* [Available data]:
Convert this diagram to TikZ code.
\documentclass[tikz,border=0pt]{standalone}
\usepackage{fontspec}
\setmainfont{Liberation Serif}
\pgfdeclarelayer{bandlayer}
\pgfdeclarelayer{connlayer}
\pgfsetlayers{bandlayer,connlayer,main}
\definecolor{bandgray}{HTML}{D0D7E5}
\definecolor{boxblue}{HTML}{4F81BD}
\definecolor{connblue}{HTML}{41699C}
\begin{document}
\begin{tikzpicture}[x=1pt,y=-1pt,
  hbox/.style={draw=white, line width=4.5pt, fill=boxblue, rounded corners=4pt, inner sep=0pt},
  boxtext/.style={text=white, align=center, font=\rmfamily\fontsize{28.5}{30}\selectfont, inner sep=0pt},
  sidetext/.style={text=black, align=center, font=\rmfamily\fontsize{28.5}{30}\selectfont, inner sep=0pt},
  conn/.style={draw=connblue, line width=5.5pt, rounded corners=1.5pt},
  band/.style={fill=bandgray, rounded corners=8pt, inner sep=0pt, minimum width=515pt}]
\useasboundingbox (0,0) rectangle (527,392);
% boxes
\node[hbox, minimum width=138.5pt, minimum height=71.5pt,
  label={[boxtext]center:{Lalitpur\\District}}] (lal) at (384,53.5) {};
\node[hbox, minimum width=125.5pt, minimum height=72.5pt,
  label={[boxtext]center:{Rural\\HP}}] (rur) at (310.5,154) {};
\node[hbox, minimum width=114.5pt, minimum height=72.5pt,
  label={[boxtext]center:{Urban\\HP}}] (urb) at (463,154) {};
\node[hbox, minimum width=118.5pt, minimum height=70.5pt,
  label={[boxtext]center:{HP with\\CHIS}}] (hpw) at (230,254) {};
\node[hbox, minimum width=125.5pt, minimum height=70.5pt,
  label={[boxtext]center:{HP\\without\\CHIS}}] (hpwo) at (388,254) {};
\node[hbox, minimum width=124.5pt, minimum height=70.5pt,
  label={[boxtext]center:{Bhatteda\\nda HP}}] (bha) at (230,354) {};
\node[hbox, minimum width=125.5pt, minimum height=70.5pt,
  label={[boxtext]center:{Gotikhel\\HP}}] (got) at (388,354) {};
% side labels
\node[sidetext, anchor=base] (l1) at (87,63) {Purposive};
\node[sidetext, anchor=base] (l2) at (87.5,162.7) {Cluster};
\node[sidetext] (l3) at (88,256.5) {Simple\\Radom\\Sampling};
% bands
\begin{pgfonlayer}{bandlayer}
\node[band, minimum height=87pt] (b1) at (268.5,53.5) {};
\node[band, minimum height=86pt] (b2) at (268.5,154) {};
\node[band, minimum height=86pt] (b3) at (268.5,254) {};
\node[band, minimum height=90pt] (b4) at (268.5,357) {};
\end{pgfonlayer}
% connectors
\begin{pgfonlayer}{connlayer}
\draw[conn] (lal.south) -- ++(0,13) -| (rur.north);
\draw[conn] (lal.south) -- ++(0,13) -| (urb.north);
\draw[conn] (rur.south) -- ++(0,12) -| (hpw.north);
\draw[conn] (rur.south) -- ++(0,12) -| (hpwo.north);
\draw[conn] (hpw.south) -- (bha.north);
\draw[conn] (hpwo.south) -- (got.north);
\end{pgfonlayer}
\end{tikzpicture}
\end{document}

* [Problem to solve]: Set down the material above again, word for word.

* [Output for this exercise]:
Convert this diagram to TikZ code.
\documentclass[tikz,border=0pt]{standalone}
\usepackage{fontspec}
\setmainfont{Liberation Serif}
\pgfdeclarelayer{bandlayer}
\pgfdeclarelayer{connlayer}
\pgfsetlayers{bandlayer,connlayer,main}
\definecolor{bandgray}{HTML}{D0D7E5}
\definecolor{boxblue}{HTML}{4F81BD}
\definecolor{connblue}{HTML}{41699C}
\begin{document}
\begin{tikzpicture}[x=1pt,y=-1pt,
  hbox/.style={draw=white, line width=4.5pt, fill=boxblue, rounded corners=4pt, inner sep=0pt},
  boxtext/.style={text=white, align=center, font=\rmfamily\fontsize{28.5}{30}\selectfont, inner sep=0pt},
  sidetext/.style={text=black, align=center, font=\rmfamily\fontsize{28.5}{30}\selectfont, inner sep=0pt},
  conn/.style={draw=connblue, line width=5.5pt, rounded corners=1.5pt},
  band/.style={fill=bandgray, rounded corners=8pt, inner sep=0pt, minimum width=515pt}]
\useasboundingbox (0,0) rectangle (527,392);
% boxes
\node[hbox, minimum width=138.5pt, minimum height=71.5pt,
  label={[boxtext]center:{Lalitpur\\District}}] (lal) at (384,53.5) {};
\node[hbox, minimum width=125.5pt, minimum height=72.5pt,
  label={[boxtext]center:{Rural\\HP}}] (rur) at (310.5,154) {};
\node[hbox, minimum width=114.5pt, minimum height=72.5pt,
  label={[boxtext]center:{Urban\\HP}}] (urb) at (463,154) {};
\node[hbox, minimum width=118.5pt, minimum height=70.5pt,
  label={[boxtext]center:{HP with\\CHIS}}] (hpw) at (230,254) {};
\node[hbox, minimum width=125.5pt, minimum height=70.5pt,
  label={[boxtext]center:{HP\\without\\CHIS}}] (hpwo) at (388,254) {};
\node[hbox, minimum width=124.5pt, minimum height=70.5pt,
  label={[boxtext]center:{Bhatteda\\nda HP}}] (bha) at (230,354) {};
\node[hbox, minimum width=125.5pt, minimum height=70.5pt,
  label={[boxtext]center:{Gotikhel\\HP}}] (got) at (388,354) {};
% side labels
\node[sidetext, anchor=base] (l1) at (87,63) {Purposive};
\node[sidetext, anchor=base] (l2) at (87.5,162.7) {Cluster};
\node[sidetext] (l3) at (88,256.5) {Simple\\Radom\\Sampling};
% bands
\begin{pgfonlayer}{bandlayer}
\node[band, minimum height=87pt] (b1) at (268.5,53.5) {};
\node[band, minimum height=86pt] (b2) at (268.5,154) {};
\node[band, minimum height=86pt] (b3) at (268.5,254) {};
\node[band, minimum height=90pt] (b4) at (268.5,357) {};
\end{pgfonlayer}
% connectors
\begin{pgfonlayer}{connlayer}
\draw[conn] (lal.south) -- ++(0,13) -| (rur.north);
\draw[conn] (lal.south) -- ++(0,13) -| (urb.north);
\draw[conn] (rur.south) -- ++(0,12) -| (hpw.north);
\draw[conn] (rur.south) -- ++(0,12) -| (hpwo.north);
\draw[conn] (hpw.south) -- (bha.north);
\draw[conn] (hpwo.south) -- (got.north);
\end{pgfonlayer}
\end{tikzpicture}
\end{document}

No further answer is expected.